Önder Kul: Çalışma alanları başka bir yere evrildi. Kuşak farklılıkların da irdelenmesi gerek. Çalışma mekanlarını ağırlıklı kullanan Y jenerasyonu ve yavaş yavaş çalışma hayatına hazırlanan Z jenerasyonunun çalışma ortamına göre karar verme seçme yaklaşımı var. Biz de çalışma alanlarında sosyalleşmeye de yönelik olarak hareket temelli çalışma prensiplerini ön plana koyacak planlamalar yapıyoruz. O planlamalar içinde insanların yerlerinden kalkabilecekleri; farklı buluşma noktalarında bir araya gelip farklı departmanlarda çalışabilecekleri alanlar yaratmaya çalışıyoruz.
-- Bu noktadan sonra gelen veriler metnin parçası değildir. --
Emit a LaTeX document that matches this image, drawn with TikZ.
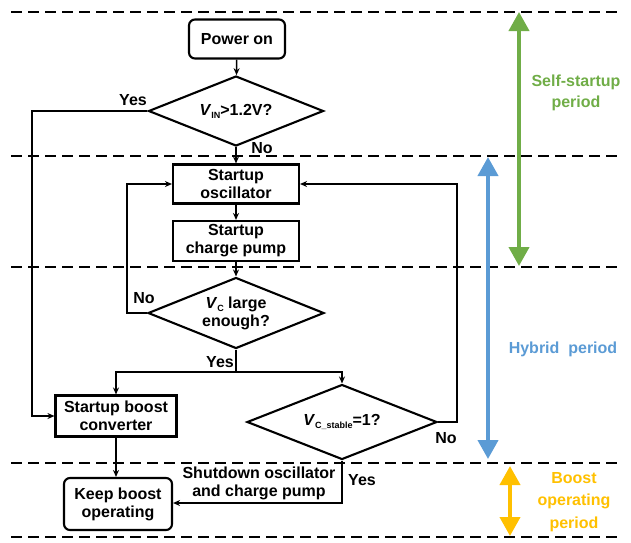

Onun dışında servis hacimlerini mümkünse planlamanın uç noktalarında yaratıyoruz ki oraya kalkıp yürüyebilsinler. Mobilya işin içine giriyor, hareket temelli çalışmanın bir uzantısı olarak yüksekliği ayarlanabilen birimler devreye giriyor.  

Ahşap da insanla doğa arasındaki bağları güçlendiren; iyi hissettiren malzemelerden biri öyle değil mi?

Ayça  Akkaya Kul: Eğer yapacağınız mekan gerçekten güneş ışığını bol alan bir mekansa, burada istediğimiz koyulukta ya da parlaklıkta renkleri kullanabiliyoruz. Ama belli bölgelerde güneş ışığını alan, belli bölgelerde daha karanlık alanlar oluşturan mekanlar da çıkıyor karşımıza. Aslında daha ışıklı alanlarla başlayıp, bu alanlara iyi duygular veren belli dokuları serpiştiriyoruz. İnsanların kullanmayı en çok keyif aldığı ürünlerden biri de ahşap ya da ahşap görüntülü malzemeler. Bunlar insana biraz daha huzur hissi veriyor, ahşap da taş da insana doğanın bir parçası olduğunu hissettiriyor.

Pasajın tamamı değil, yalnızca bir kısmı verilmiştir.